Alcanzado por la Palabra de Jesús, «el muerto se incorporó y empezó a hablar. Y Jesús se lo entregó a su madre» (v. 15). Esta frase es tan bella, indica la ternura de Jesús: "Lo restituyó a su madre". La madre encuentra al hijo. Recibiéndolo de las manos de Jesús ella se hace madre por segunda vez, pero el hijo que ahora le es restituido no es de ella de quien ha recibido la vida.
Madre e hijo reciben así la respectiva identidad gracias a la palabra poderosa de Jesús y a su gesto amoroso. Así, especialmente en el Jubileo, la madre Iglesia recibe a sus hijos reconociendo en ellos la vida donada por la gracia de Dios. Es en virtud de tal gracia, la gracia del Bautismo, que la Iglesia se hace madre y que cada uno de nosotros se hace su hijo.

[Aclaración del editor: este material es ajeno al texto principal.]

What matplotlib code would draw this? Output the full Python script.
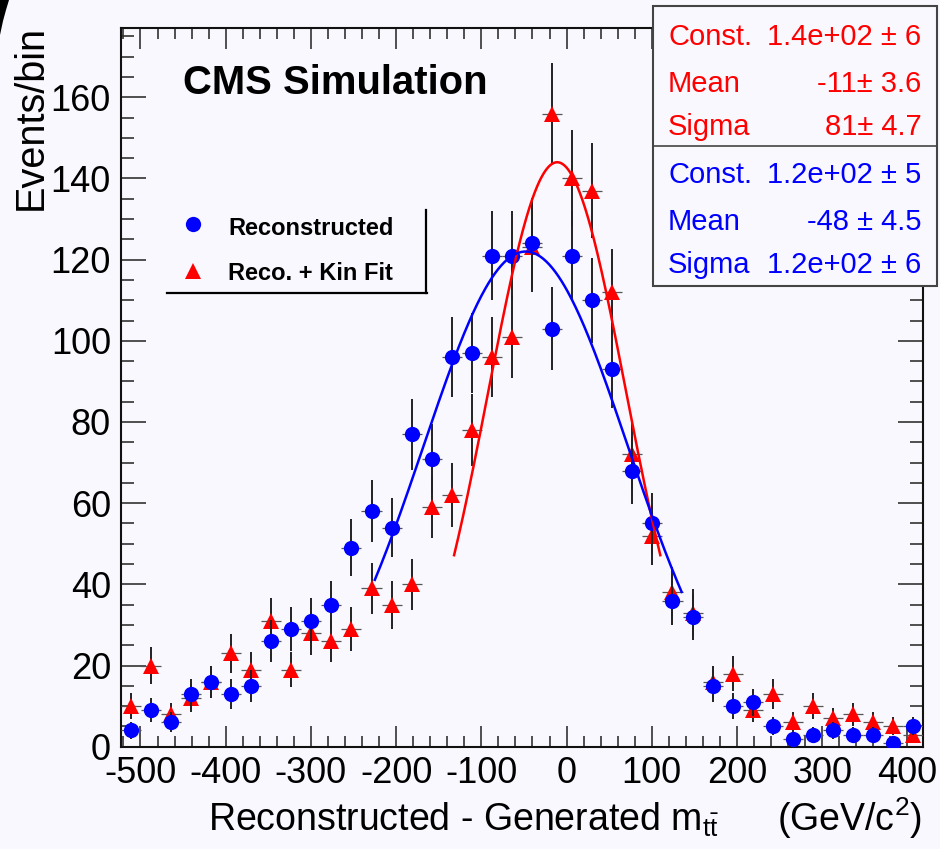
import numpy as np
import matplotlib.pyplot as plt
from matplotlib.lines import Line2D
from matplotlib.patches import Rectangle, Polygon
from matplotlib.ticker import MultipleLocator

plt.rcParams['font.family'] = ['Liberation Sans', 'DejaVu Sans']
plt.rcParams['mathtext.fontset'] = 'custom'
plt.rcParams['mathtext.rm'] = 'Liberation Sans'
plt.rcParams['mathtext.it'] = 'Liberation Sans'
plt.rcParams['mathtext.default'] = 'regular'
plt.rcParams['axes.unicode_minus'] = False

# histogram binning (GeV/c^2)
x_lo, x_hi = -523.2, 418.6
n_bins = 40

# events per bin
reco = [4, 9, 6, 13, 16, 13, 15, 26, 29, 31,
        35, 49, 58, 54, 77, 71, 96, 97, 121, 121,
        124, 103, 121, 110, 93, 68, 55, 36, 32, 15,
        10, 11, 5, 2, 3, 4, 3, 3, 1, 5]
kinfit = [10, 20, 8, 12, 16, 23, 19, 31, 19, 28,
          26, 29, 39, 35, 40, 59, 62, 78, 96, 101,
          123, 156, 140, 137, 112, 72, 52, 38, 33, 16,
          18, 9, 13, 6, 10, 7, 8, 6, 5, 3]

# gaussian fit results (const, mean, sigma) and fit ranges
reco_fit = [122, -48, 120]
reco_fit_range = [-225, 135]
kinfit_fit = [144, -11, 81]
kinfit_fit_range = [-132, 110]

stat_names = ['Const.', 'Mean', 'Sigma']
kinfit_stats = ['1.4e+02 \u00b1 6', '-11\u00b1 3.6', '81\u00b1 4.7']
reco_stats = ['1.2e+02 \u00b1 5', '-48 \u00b1 4.5', '1.2e+02 \u00b1 6']

W, H = 940, 849
bg = '#f8f8fe'


def fx(px):
    return px / W


def fy(py):
    return 1 - py / H


def gaus(x, c, m, s):
    return c * np.exp(-0.5 * ((x - m) / s) ** 2)


edges = np.linspace(x_lo, x_hi, n_bins + 1)
centers = 0.5 * (edges[1:] + edges[:-1])
half = 0.5 * (edges[1] - edges[0])
reco = np.array(reco)
kinfit = np.array(kinfit)

fig = plt.figure(figsize=(W / 100, H / 100), dpi=100, facecolor=bg)
ax = fig.add_axes([fx(120.7), fy(746.7), (923.3 - 120.7) / W, (746.7 - 28.3) / H])
ax.set_facecolor(bg)

for vals, col, mk, ms, z in [(kinfit, 'red', '^', 11.5, 3), (reco, 'blue', 'o', 11, 5)]:
    ax.errorbar(centers, vals, xerr=half, fmt='none', ecolor='#555555',
                elinewidth=0.9, zorder=z)
    ax.errorbar(centers, vals, yerr=np.sqrt(vals), fmt='none', ecolor='#222222',
                elinewidth=1.4, zorder=z)
    ax.plot(centers, vals, ls='none', marker=mk, ms=ms, color=col,
            markeredgewidth=0, zorder=z + 1)

xs = np.linspace(kinfit_fit_range[0], kinfit_fit_range[1], 300)
ax.plot(xs, gaus(xs, *kinfit_fit), color='red', lw=1.8, zorder=7)
xs = np.linspace(reco_fit_range[0], reco_fit_range[1], 300)
ax.plot(xs, gaus(xs, *reco_fit), color='blue', lw=1.8, zorder=8)

ax.set_xlim(x_lo, x_hi)
ax.set_ylim(0, 177)
ax.xaxis.set_major_locator(MultipleLocator(100))
ax.xaxis.set_minor_locator(MultipleLocator(20))
ax.yaxis.set_major_locator(MultipleLocator(20))
ax.yaxis.set_minor_locator(MultipleLocator(5))
ax.tick_params(which='both', direction='in', top=True, right=True,
               color='#333333', width=1.2, labelsize=26)
ax.tick_params(axis='x', which='major', length=15, pad=7)
ax.tick_params(axis='x', which='minor', length=8)
ax.tick_params(axis='y', which='major', length=18, pad=7)
ax.tick_params(axis='y', which='minor', length=9.5)
for sp in ax.spines.values():
    sp.set_linewidth(1.5)
    sp.set_color('#111111')

# x title, split in two pieces to follow the wide spacing of the original
fig.text(fx(208), fy(831), r'Reconstructed - Generated m$_{t\bar{t}}$',
         ha='left', va='baseline', fontsize=27)
fig.text(fx(922), fy(831), r'(GeV/c$^{2}$)', ha='right', va='baseline', fontsize=27)
fig.text(fx(12), fy(25), 'Events/bin', rotation=90, ha='left', va='top', fontsize=28.5)

fig.text(fx(183), fy(94), 'CMS Simulation', fontsize=28.8, fontweight='bold',
         ha='left', va='baseline')

# legend
ax.plot([fx(192.7)], [fy(224)], marker='o', ms=11, color='blue', ls='none',
        transform=fig.transFigure, markeredgewidth=0, clip_on=False)
ax.plot([fx(192.7)], [fy(270.7)], marker='^', ms=11, color='red', ls='none',
        transform=fig.transFigure, markeredgewidth=0, clip_on=False)
fig.text(fx(228), fy(235), 'Reconstructed', fontsize=17, fontweight='bold', va='baseline')
fig.text(fx(228), fy(280), 'Reco. + Kin Fit', fontsize=17, fontweight='bold', va='baseline')
fig.add_artist(Line2D([fx(167), fx(427)], [fy(293), fy(293)], color='black', lw=1.6))
fig.add_artist(Line2D([fx(426), fx(426)], [fy(210), fy(293)], color='black', lw=1.6))

# stats box
fig.add_artist(Rectangle((fx(653), fy(286)), 284 / W, 280 / H, transform=fig.transFigure,
                         facecolor=bg, edgecolor='#444444', lw=1.5, zorder=10))
fig.add_artist(Line2D([fx(653), fx(937)], [fy(145.7), fy(145.7)], color='#444444',
                      lw=1.2, zorder=11))
base_y = [45, 91.7, 135, 183.3, 230, 273.3]
rows = [(n, v, 'red') for n, v in zip(stat_names, kinfit_stats)] + \
       [(n, v, 'blue') for n, v in zip(stat_names, reco_stats)]
for (name, val, col), by in zip(rows, base_y):
    fig.text(fx(668), fy(by), name, color=col, fontsize=21, va='baseline', zorder=12)
    fig.text(fx(921.5), fy(by), val, color=col, fontsize=21, va='baseline',
             ha='right', zorder=12)

# dark rounded corner in the top left of the image
fig.add_artist(Polygon([(fx(0), fy(0)), (fx(9), fy(0)), (fx(6), fy(10)), (fx(3), fy(21)),
                        (fx(0), fy(35))], closed=True, transform=fig.transFigure,
                       facecolor='black', edgecolor='none', zorder=12))

fig.savefig('out.png', dpi=100, facecolor=bg)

Ante el joven resucitado a la vida y restituido a la madre, «todos quedaron sobrecogidos de temor y alababan a Dios, diciendo: ¡Un gran profeta ha aparecido en medio de nosotros y Dios ha visitado a su Pueblo!». Cuanto Jesús ha hecho no es por lo tanto solo una acción de salvación destinada a la viuda y a su hijo, o un gesto de bondad limitada a aquella ciudad.
En la ayuda misericordiosa de Jesús, Dios va al encuentro de su pueblo, en Él surge y continuará a surgir para la humanidad toda la gracia de Dios. Celebrando este Jubileo, que he querido que fuera vivido en todas las Iglesias particulares, es decir, en todas las iglesias del mundo, y no solo en Roma, es como si toda la Iglesia extendida por el mundo se uniera en un único canto de alabanza al Señor. También hoy la Iglesia reconoce ser visitada por Dios.